KOMPAS.com - Pesan berantai whatsapp menyajikan berbagai informasi untuk kita. Salah satu yang paling baru adalah informasi manfaat mengonsumsi timun untuk pengobatan kanker.
Pesan itu berbunyi, Dr Makoto Kondo menyarankan pasien kanker tidak perlu melakukan operasi, radioterapi, kemoterapi untuk mengobati penyakit. Sebagai gantinya, pasien dianjurkan untuk mengonsumsi timun.
Pesan itu juga menuliskan beberapa manfaat timun, seperti untuk mengeluarkan racun dari dalam tubuh, menurunkan berat badan, dan melawan sel kanker.
Tak hanya itu, timun juga disebut mengandung lariciresinol, pinoresinol, dan secoisolariciresinol yang diyakini mampu mencegah beragam jenis kanker, seperti kanker payudara, rahim, ovarium, dan kanker prostat.
Namun benarkah hal itu?
Menanggapi hal ini, dokter spesialis pulmonologi klinik dari Departemen Pulmonologi dan Ilmu Respiratori, Fakultas Kedokteran Universitas Indonesia (UI), dr Elisna Syahruddin, SpP(K) menyampaikan bahwa tidak pernah ada teori manapun yang menyebut timun bisa dijadikan terapi pengobatan kanker.
"Terapi standar kanker itu tergantung jenis dan stage penyakit. Selagi bisa dibedah ya dibedah, kalau stage lanjut pilihannya radioterapi dan terapi sistemik (kemoterapi, terapi target, atau imunoterapi). Ini tergantung molekuler. Tidak ada timun di sana sebagai terapi kanker," ujar dr Elsina saat dihubungi Kompas.com pada Selasa (30/7/2019).
Menurutnya, upaya alternatif selain terapi boleh saja dilakukan, namun sebaiknya dilakukan tindakan terapi standar terlebih dahulu sebelum kondisi penyakit semakin buruk.

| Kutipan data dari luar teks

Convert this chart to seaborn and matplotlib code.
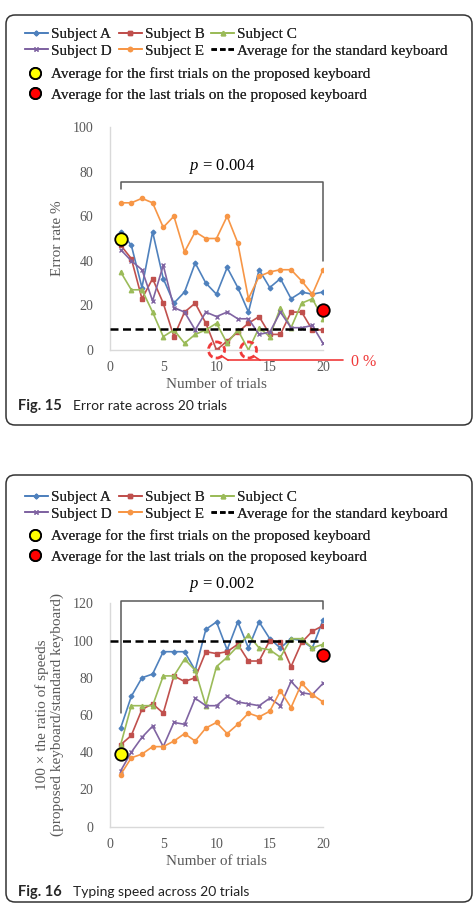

Elsina juga menyampaikan, dirinya tidak pernah tahu ada bukti ilmiah terkait fungsi-fungsi timun seperti yang disebutkan dalam unggahan.
"Untuk melawan kanker tidak ada bukti ilmiahnya, untuk fungsi lain (mengeluarkan racun dalam tubuh dan menurunkan berat badan) saya tidak tahu," ujar dr Elsina.
Tanggapan ahli nutrisi
Atas beredarnya informasi itu di media sosial, dokter ahli nutrisi, magister filsafat, dan penulis buku, DR dr Tan Shot Yen, M.Hum menjelaskan bahwa kabar mengenai timun yang bisa melawan sel kanker masih dalam tahap pro-kontra.
Adapun pernyataan tersebut berdasarkan artikel berjudul Assertions of Japanese Websites for and Against Cancer Screening: a Text Mining Analysis.
"Jadi ini ada masalah tentang cara ilmuwan melampiaskan 'kemerdekaan bersuara', ada yang pro dan kontra soal pendekatan kedokteran terhadap kanker," ujar dr Tan Shot kepada Kompas.com, Selasa (30/7/2019).
Dr Tan Shot mengingatkan, jika publik tidak bijak menelaah informasi atau mudah terpancing media yang berat sebelah, maka habislah soal literasi publik.
Menyikapi tiga kandungan pada timun yang disebutkan dalam unggahan, yakni lariciresinol, pinoresinol, dan secoisolariciresinol, dr Tan Shot menjelaskan bahwa zat tersebut merupakan senyawa antioksidan.
"Nah, bahan pangan yang kaya antioksidan ini dalam banyak studi belakangan memang disebut mempunyai potensi menangkal radikal bebas, inflamasi, penyakit degeneratif, bahkan kanker," ujar dr Tan Shot menjelaskan fungsi antioksidan pada timun.
"Tapi tidak semudah itu sebagai obat," lanjut dia.
Menurutnya, antioksidan terbukti mempunyai sifat proteksi, sebab makanan sehat memang dibutuhkan sebagai upaya promotif dan preventif.
Dr Tan Shot mengungkapkan bahwa jika orang sudah jatuh dalam kondisi sakit kanker, maka ranahnya sudah bukan persoalan preventif (pencegahan).
Dengan demikian yang dibutuhkan bukan lagi tindakan pencegahan, misalnya kemopreventif, melainkan kemoterapi.
Dokter Tan juga menegaskan, makan timun sampai berlebih dengan upaya mencegah kanker adalah hal yang kurang bisa dipertanggungjawabkan.